Skip to content

EasyState

EasyDeLState

EasyDeLState is a cool feature in easydel and have a lot of options like storing Model Parameters, Optimizer State, Model Config, Model Type, Optimizer and Scheduler Configs

Let see and examples of using EasyDeLState

Fine-tuning

Fine-tuning from a previous State or a new state

from easydel import (
    AutoEasyDeLConfig,
    EasyDeLState
)
from transformers import AutoTokenizer
from jax import numpy as jnp, lax
import jax

huggingface_model_repo_id = "REPO_ID"
checkpoint_name = "CKPT_NAME"

state = EasyDeLState.from_pretrained(
    pretrained_model_name_or_path=huggingface_model_repo_id,
    filename=checkpoint_name,
    optimizer="adamw",
    scheduler="none",
    tx_init=None,
    device=jax.devices('cpu')[0],  # Offload Device
    dtype=jnp.bfloat16,
    param_dtype=jnp.bfloat16,
    precision=lax.Precision("fastest"),
    sharding_axis_dims=(1, -1, 1, 1),
    sharding_axis_names=("dp", "fsdp", "tp", "sp"),
    query_partition_spec=jax.sharding.PartitionSpec(("dp", "fsdp"), "sp", "tp", None),
    key_partition_spec=jax.sharding.PartitionSpec(("dp", "fsdp"), "sp", "tp", None),
    value_partition_spec=jax.sharding.PartitionSpec(("dp", "fsdp"), "sp", "tp", None),
    bias_partition_spec=jax.sharding.PartitionSpec(("dp", "fsdp"), None, None, None),
    attention_partition_spec=jax.sharding.PartitionSpec(("dp", "fsdp"), "sp", "tp", None),
    shard_attention_computation=False,
    input_shape=(1, 1),
    backend=None,
    init_optimizer_state=False,
    free_optimizer_state=True,
    verbose=True,
    state_shard_fns=None,
)

config = AutoEasyDeLConfig.from_pretrained(
    huggingface_model_repo_id
)

tokenizer = AutoTokenizer.from_pretrained(
    huggingface_model_repo_id,
    trust_remote_code=True
)

max_length = config.max_position_embeddings

configs_to_initialize_model_class = {
    'config': config,
    'dtype': jnp.bfloat16,
    'param_dtype': jnp.bfloat16,
    'input_shape': (8, 8)
}

EasyDeLState also has .load_state() and .save_state() with some other usable options like .free_opt_state() which free optimizer state or .shard_params() which shard parameters you can read docs in order to find out more about these options.

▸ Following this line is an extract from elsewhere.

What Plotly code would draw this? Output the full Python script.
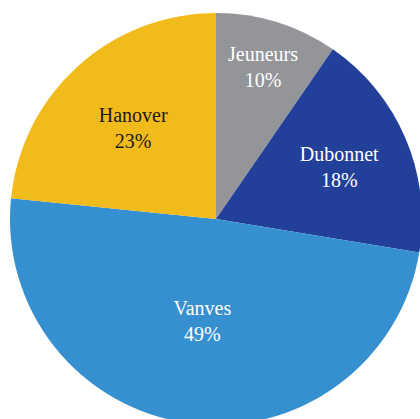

Converting to Huggingface and Pytorch

Let see how you can convert a EasyDeLMistral Model to Huggingface Pytorch Mistral Model from a trained State


from transformers import MistralForCausalLM
from easydel import (
    AutoEasyDeLConfig,
    EasyDeLState,
    easystate_to_huggingface_model
)
import jax

huggingface_model_repo_id = "REPO_ID"

config = AutoEasyDeLConfig.from_pretrained(
    huggingface_model_repo_id
)
with jax.default_device(jax.devices("cpu")[0]):
    model = easystate_to_huggingface_model(
        state=EasyDeLState.load_state(
            "PATH_TO_CKPT",
            input_shape=(8, 2048)
        ),  # You can Pass EasyDeLState here
        base_huggingface_module=MistralForCausalLM,
        config=config,
    )

model = model.half()  # it's a huggingface model now

Other Use Cases

EasyDeLState have a general use you can use it everywhere in easydel for example for a stand-alone model , serve, fine-tuning and many other features, it's up to you to test how creative you are 😇.